Ahora bien, hasta aquí, esto se parece más a un sifón que a las típicas máquinas de vapor decimonónicas. Falta añadir los pistones, algo que hizo el mencionado Thomas Newcomen (1664-1729) en 1712.

Con el mismo propósito, que seguía siendo evitar las inundaciones en los yacimientos mineros, creó un ingenio que, en lugar de condensar el vapor directamente en el tanque de agua, lo hacía en un cilindro que contenía un pistón.

Al formarse el vacío, la presión atmosférica hacia bajar el pistón, y así repetidamente para crear un movimiento de balancín. Dicho balancín, a su vez, era una viga de madera pivotante que tenía un pistón en cada extremo. En un lado estaba el del vapor, que es el que hacía la fuerza, y, en el otro, el que bombeaba el agua.

Aunque, como descubrió el escocés James Watt (1736-1819), esta propuesta tenía un problema de eficiencia. Según sus cálculos, con cada vertido de agua fría en el cilindro se malbarataba el 80% del calor de la siguiente inyección de vapor.

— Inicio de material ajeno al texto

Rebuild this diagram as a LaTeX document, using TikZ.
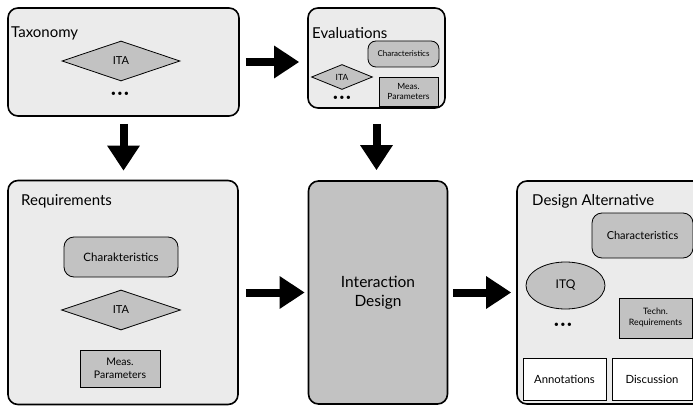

Al fin y al cabo, el agua no solo enfriaba el gas, sino también las paredes del cilindro.

Para remediarlo incorporó un cilindro adyacente. Al estar siempre frío, este actuaría como condensador. Como estaban conectados, con cada entrada de vapor se llenarían ambos cilindros, aunque el gas se acabaría condensando en el más frío. De este modo, el tubo principal se mantendría continuamente a temperatura de trabajo.

Y, fue esta, no otra, la máquina que acabó dando el impulso definitivo a la Revolución Industrial en Inglaterra. Ya no sería necesario levantar las fábricas a la vera de los ríos. Por ejemplo, como seguían haciendo los industriales catalanes a lo largo del Llobregat. Ahora ya existía una fuente de energía más eficaz que la hidráulica.

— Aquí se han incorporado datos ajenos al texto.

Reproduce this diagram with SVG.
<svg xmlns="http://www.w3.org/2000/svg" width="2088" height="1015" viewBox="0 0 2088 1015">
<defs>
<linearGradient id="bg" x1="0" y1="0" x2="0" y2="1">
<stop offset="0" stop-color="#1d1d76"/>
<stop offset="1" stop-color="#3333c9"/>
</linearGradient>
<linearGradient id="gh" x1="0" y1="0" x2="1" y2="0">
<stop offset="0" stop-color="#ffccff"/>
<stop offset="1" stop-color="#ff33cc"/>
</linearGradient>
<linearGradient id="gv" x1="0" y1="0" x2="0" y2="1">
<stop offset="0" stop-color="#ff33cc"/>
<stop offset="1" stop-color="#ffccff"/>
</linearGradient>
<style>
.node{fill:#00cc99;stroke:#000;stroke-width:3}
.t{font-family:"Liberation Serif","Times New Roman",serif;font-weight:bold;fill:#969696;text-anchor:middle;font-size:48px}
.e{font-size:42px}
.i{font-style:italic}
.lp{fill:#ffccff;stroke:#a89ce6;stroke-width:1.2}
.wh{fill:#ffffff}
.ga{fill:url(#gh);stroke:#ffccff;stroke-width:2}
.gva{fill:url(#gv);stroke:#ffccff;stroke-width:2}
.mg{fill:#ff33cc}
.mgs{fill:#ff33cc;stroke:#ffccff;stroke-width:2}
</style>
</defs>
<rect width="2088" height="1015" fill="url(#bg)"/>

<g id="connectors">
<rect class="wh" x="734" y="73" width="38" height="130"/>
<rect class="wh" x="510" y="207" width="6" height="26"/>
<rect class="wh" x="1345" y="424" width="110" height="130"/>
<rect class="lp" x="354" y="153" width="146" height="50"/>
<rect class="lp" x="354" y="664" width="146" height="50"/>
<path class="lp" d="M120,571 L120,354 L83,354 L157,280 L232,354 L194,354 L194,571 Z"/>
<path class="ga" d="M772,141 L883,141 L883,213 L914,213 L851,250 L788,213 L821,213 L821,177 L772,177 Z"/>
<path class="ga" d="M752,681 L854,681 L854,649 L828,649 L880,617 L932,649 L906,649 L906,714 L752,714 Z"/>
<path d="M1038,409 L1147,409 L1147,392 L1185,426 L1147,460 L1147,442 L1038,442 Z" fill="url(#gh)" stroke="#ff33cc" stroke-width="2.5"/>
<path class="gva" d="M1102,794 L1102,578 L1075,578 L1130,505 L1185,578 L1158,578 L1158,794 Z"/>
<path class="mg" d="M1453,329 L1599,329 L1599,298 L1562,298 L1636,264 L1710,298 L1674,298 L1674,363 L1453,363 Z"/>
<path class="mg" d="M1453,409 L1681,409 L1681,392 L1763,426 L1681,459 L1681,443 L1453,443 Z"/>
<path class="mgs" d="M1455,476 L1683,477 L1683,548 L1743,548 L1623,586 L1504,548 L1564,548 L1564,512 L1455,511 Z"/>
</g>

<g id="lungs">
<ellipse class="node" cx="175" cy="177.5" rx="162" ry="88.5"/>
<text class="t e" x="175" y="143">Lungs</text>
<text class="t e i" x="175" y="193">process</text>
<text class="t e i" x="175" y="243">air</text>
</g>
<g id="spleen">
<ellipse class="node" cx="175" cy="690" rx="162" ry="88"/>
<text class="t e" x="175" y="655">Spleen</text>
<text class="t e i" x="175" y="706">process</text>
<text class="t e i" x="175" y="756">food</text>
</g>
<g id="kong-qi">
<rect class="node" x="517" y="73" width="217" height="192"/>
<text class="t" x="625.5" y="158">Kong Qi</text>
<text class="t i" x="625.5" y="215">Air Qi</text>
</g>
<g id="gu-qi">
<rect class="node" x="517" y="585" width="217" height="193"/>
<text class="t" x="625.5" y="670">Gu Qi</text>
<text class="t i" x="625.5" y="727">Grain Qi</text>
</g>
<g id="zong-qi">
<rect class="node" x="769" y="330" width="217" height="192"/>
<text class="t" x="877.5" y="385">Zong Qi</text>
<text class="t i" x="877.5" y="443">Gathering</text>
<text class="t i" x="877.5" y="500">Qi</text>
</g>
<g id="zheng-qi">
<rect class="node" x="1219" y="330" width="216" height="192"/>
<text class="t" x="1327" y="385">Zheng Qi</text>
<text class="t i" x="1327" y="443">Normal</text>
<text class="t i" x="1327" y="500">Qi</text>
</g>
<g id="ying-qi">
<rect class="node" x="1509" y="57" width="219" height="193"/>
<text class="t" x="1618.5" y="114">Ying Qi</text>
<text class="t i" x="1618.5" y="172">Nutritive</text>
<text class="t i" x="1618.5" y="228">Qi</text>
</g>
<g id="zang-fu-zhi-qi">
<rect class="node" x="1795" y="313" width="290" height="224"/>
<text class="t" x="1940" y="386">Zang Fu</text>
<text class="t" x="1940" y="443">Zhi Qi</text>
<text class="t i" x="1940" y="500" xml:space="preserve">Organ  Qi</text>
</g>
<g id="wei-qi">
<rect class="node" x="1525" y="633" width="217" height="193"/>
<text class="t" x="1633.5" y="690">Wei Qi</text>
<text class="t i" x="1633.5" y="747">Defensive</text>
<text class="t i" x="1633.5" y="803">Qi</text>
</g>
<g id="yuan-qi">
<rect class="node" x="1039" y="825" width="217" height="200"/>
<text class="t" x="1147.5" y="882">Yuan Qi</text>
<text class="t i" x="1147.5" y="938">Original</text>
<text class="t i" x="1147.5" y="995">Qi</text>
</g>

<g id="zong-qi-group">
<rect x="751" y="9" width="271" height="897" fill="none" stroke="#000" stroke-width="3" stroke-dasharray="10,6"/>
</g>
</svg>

Luego irrumpieron los motores de alta presión. A diferencia de los de Newcomen o Watt, ya no usaban la condensación para crear la diferencia de presiones que moviera los pistones, sino la propia fuerza ejercida por la presión del vapor.

Ahora sí, aquello ya podía montarse sobre ruedas o en un barco. Es lo que hizo Richard Trevithick (1771-1833) en 1804 al crear la primera locomotora de la historia. Unos años antes, a lo largo del río Delaware (actual EE. UU.) ya había aparecido un servicio regular de barcos de vapor, inaugurando una nueva era en la navegación.

En España, el ferrocarril tampoco se hizo esperar. No llegó, por cierto, con la inauguración del trayecto de Barcelona a Mataró. En puridad, la primera línea fue la de La Habana-Güines, pues Cuba era entonces territorio español.